#### Problem statement
Find the number of lines in these records where the word "this" appears. Reply with that number and nothing more.

#### Provided records
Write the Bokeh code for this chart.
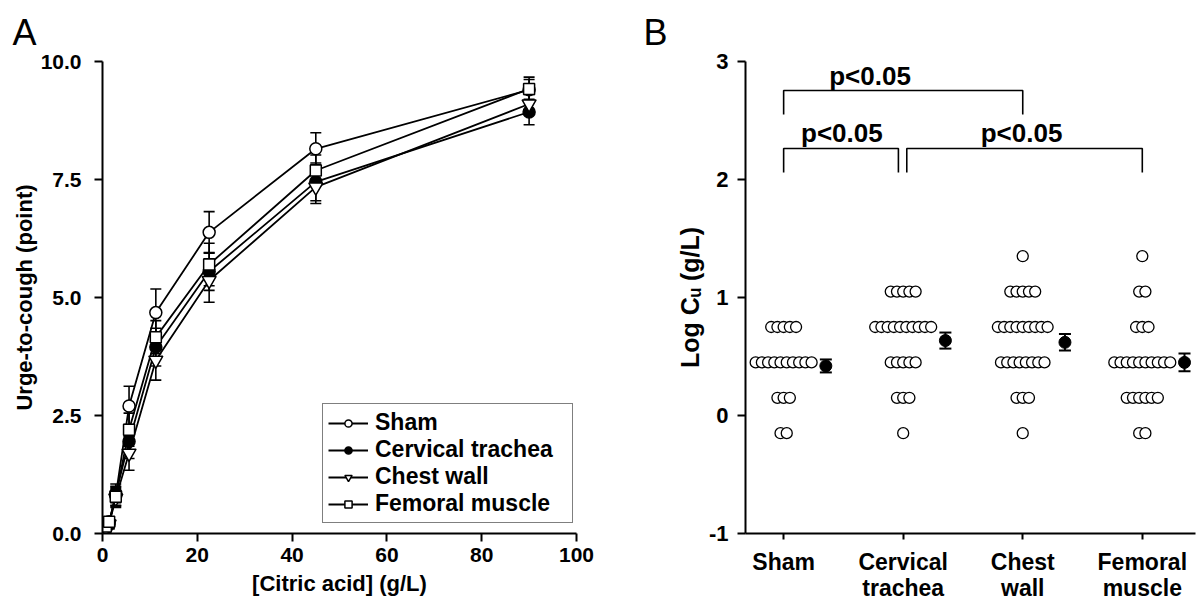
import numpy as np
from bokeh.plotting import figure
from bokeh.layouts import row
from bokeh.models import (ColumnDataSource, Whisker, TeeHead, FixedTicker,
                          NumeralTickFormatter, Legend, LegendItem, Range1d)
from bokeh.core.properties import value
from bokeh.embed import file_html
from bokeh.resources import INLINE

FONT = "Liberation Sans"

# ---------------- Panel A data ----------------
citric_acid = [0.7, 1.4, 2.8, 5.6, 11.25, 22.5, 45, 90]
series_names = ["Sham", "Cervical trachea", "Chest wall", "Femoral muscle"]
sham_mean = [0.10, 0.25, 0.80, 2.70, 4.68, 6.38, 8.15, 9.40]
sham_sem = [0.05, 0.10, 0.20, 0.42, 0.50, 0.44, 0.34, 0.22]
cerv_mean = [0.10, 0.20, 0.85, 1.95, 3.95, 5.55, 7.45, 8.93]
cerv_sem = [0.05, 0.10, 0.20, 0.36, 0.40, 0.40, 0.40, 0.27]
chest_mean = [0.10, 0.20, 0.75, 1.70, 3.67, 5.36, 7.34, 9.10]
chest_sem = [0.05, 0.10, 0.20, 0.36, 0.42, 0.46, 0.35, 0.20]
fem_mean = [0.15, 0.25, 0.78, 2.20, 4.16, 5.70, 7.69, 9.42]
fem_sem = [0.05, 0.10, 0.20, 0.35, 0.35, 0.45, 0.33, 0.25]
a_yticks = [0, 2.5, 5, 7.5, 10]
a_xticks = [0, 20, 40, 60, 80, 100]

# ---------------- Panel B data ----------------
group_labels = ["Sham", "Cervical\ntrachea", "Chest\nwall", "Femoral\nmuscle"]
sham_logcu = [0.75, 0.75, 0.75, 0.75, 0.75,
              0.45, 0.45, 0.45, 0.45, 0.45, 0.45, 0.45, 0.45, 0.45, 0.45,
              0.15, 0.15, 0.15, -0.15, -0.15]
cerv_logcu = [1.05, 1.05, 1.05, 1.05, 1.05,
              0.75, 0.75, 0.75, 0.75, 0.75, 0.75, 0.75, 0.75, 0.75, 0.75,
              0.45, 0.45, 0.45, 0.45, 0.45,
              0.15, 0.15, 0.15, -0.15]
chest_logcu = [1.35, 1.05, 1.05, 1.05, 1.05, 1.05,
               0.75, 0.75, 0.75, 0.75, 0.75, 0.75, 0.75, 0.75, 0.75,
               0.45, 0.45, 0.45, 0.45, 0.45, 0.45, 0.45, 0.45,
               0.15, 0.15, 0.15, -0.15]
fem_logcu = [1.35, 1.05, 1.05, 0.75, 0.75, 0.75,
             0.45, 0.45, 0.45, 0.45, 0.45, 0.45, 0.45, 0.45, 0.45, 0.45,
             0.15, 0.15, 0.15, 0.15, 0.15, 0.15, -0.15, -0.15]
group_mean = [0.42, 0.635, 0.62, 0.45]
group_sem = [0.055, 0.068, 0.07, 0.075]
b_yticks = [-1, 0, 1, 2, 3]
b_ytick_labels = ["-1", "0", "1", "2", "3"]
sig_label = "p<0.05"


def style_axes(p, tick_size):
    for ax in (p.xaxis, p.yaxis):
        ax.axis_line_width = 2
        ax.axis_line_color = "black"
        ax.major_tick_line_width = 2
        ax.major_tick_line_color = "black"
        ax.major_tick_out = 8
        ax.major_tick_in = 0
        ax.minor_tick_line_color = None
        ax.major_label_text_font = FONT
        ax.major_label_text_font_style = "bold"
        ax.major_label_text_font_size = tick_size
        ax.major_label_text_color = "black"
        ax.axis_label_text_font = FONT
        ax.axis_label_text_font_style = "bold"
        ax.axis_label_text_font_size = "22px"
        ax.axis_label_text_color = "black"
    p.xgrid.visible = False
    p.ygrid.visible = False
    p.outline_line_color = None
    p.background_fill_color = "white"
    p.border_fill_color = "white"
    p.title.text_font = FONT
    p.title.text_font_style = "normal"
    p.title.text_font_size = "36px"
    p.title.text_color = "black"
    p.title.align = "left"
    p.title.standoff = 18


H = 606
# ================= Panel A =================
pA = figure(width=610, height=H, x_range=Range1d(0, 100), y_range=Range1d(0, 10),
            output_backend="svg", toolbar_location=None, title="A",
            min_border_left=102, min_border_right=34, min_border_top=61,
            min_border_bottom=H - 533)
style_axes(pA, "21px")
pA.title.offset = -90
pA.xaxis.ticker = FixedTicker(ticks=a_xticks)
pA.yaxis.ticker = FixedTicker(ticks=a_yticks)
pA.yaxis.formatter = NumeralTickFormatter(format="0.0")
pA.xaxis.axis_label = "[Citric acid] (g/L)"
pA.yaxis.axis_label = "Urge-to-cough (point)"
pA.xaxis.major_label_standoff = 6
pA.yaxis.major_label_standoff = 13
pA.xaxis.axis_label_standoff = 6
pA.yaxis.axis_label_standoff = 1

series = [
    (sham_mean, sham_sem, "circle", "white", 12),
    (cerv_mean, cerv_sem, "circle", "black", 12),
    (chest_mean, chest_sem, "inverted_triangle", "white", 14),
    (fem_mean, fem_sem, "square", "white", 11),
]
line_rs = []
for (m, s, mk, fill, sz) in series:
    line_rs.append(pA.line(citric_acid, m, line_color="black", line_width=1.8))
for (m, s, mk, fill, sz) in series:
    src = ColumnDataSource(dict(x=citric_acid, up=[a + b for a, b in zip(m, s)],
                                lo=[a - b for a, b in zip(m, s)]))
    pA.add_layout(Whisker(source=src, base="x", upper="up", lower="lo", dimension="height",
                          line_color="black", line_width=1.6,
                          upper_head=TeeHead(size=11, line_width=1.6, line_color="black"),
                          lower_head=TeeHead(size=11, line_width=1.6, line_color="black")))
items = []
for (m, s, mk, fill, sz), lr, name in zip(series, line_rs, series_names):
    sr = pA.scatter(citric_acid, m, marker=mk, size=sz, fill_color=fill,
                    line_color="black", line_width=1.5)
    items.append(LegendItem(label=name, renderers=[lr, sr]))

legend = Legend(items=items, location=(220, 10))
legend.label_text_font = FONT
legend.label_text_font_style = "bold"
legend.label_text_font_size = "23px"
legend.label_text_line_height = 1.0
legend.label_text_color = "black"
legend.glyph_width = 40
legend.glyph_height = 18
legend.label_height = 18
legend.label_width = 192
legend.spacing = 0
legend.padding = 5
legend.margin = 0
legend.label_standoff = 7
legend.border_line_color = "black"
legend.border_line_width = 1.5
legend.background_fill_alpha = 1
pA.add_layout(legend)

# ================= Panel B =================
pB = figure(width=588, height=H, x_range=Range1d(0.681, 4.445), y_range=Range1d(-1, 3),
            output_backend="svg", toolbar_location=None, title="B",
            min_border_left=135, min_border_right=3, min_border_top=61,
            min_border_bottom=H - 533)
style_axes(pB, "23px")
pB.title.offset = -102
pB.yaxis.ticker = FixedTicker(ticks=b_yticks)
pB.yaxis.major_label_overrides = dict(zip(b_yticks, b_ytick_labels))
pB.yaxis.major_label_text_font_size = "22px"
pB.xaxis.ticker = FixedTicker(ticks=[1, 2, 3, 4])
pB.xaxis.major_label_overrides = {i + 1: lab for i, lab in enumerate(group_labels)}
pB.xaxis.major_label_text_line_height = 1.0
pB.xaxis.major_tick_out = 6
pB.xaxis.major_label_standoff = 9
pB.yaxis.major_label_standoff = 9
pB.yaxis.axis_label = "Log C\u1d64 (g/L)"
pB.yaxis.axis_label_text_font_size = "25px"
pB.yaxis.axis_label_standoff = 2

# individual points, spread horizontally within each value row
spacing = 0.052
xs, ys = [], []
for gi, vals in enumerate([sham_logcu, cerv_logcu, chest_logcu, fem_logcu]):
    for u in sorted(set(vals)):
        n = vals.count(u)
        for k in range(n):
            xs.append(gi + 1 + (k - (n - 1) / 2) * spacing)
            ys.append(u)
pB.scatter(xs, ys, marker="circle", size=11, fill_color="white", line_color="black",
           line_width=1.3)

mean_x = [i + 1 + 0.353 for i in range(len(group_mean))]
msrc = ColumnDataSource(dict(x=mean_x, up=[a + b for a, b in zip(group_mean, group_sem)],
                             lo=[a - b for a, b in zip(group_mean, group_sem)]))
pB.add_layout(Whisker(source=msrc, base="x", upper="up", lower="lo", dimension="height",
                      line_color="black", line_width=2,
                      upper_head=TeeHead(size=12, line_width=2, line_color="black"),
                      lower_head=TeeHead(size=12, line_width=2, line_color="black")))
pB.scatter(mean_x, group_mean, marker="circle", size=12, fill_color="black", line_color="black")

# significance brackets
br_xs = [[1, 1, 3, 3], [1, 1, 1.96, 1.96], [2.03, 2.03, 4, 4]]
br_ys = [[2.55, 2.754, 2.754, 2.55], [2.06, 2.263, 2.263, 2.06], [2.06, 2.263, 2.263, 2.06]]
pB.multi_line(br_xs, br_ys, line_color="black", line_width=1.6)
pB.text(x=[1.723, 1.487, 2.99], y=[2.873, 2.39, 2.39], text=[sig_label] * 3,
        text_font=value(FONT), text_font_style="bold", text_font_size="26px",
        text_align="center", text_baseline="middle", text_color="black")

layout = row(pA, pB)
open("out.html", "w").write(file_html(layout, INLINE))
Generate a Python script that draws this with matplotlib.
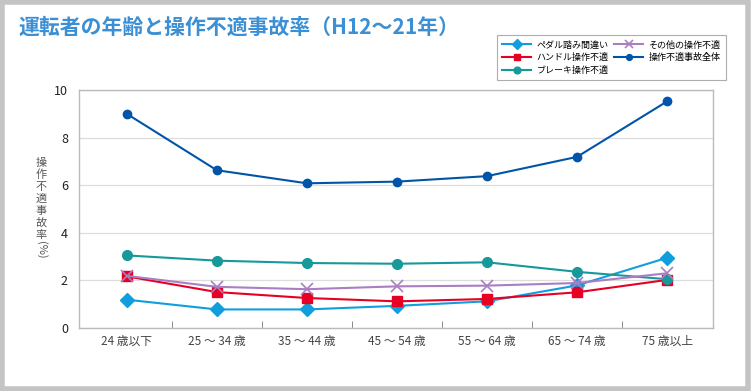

#### Exercise output
2